Prince Muazzam, Aurangzeb's eldest surviving son, became emperor as Bahadur Shah I after defeating his brother Azam Shah at the Battle of Jajau on 20 June 1707. A third brother, Kam Bakhsh, also contested the throne but was defeated and fatally wounded in January 1709 near Hyderabad.
How many sons fought for the Mughal throne after Aurangzeb's death?
Three of Aurangzeb's sons — Prince Muazzam, Prince Azam Shah, and Prince Kam Bakhsh — all claimed the throne after his death. The resulting war of succession mirrored the very conflict through which Aurangzeb himself had come to power half a century earlier, defeating and killing his own brothers.

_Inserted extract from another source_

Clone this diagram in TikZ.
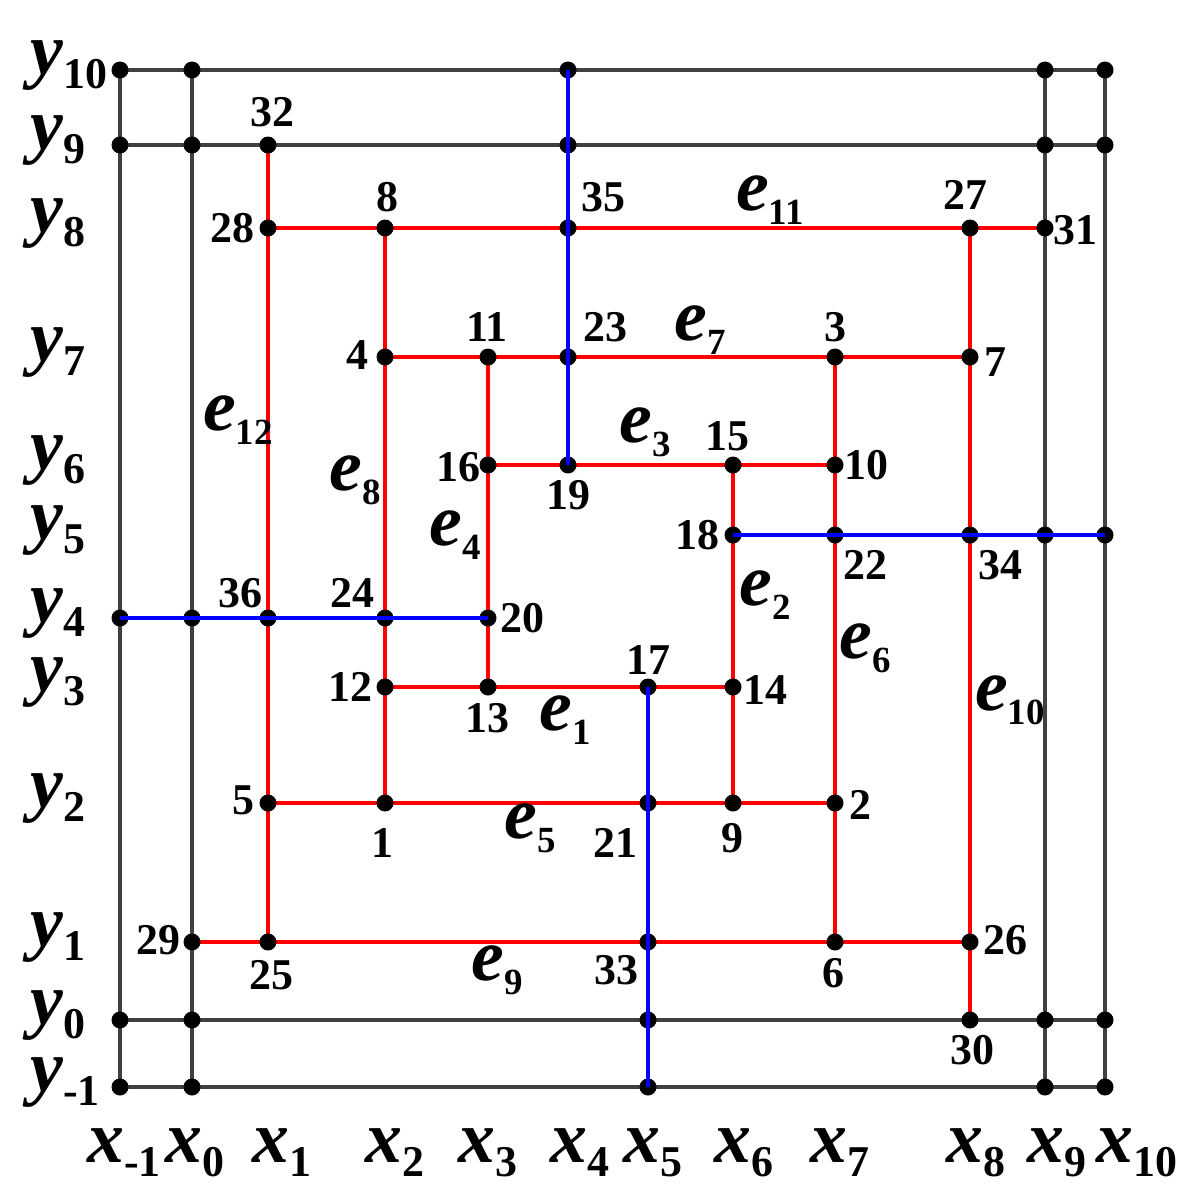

Where is Aurangzeb buried?
Aurangzeb is buried at Khuldabad, a town about 25–30 km from Ahmednagar in Maharashtra, beside the shrine of the Sufi saint Syed Zainuddin Shirazi, whom he deeply admired. In accordance with his explicit written instructions, his tomb is strikingly simple — an open-air grave, originally a plain earthen mound, later enclosed with a modest marble railing.
Why is Aurangzeb's tomb simple compared to other Mughal emperors?
Aurangzeb explicitly instructed that his burial should be simple, funded only from money he had personally earned by copying the Quran and stitching prayer caps — not from the imperial treasury. He forbade the construction of a grand mausoleum. This decision reflected both his personal religious austerity and his philosophical rejection of the monumental tomb-building tradition of emperors like his great-grandfather Shah Jahan.
Did Aurangzeb's death mark the decline of the Mughal Empire?
Yes — historians widely regard 1707 as the symbolic turning point of the Mughal Empire's decline. While the empire continued formally for another 150 years until 1857, it never recovered the centralised authority, financial stability, or political dominance it had held in earlier centuries. The immediate succession war, combined with the overextension of Aurangzeb's Deccan campaigns, broke the structural coherence of the empire beyond repair.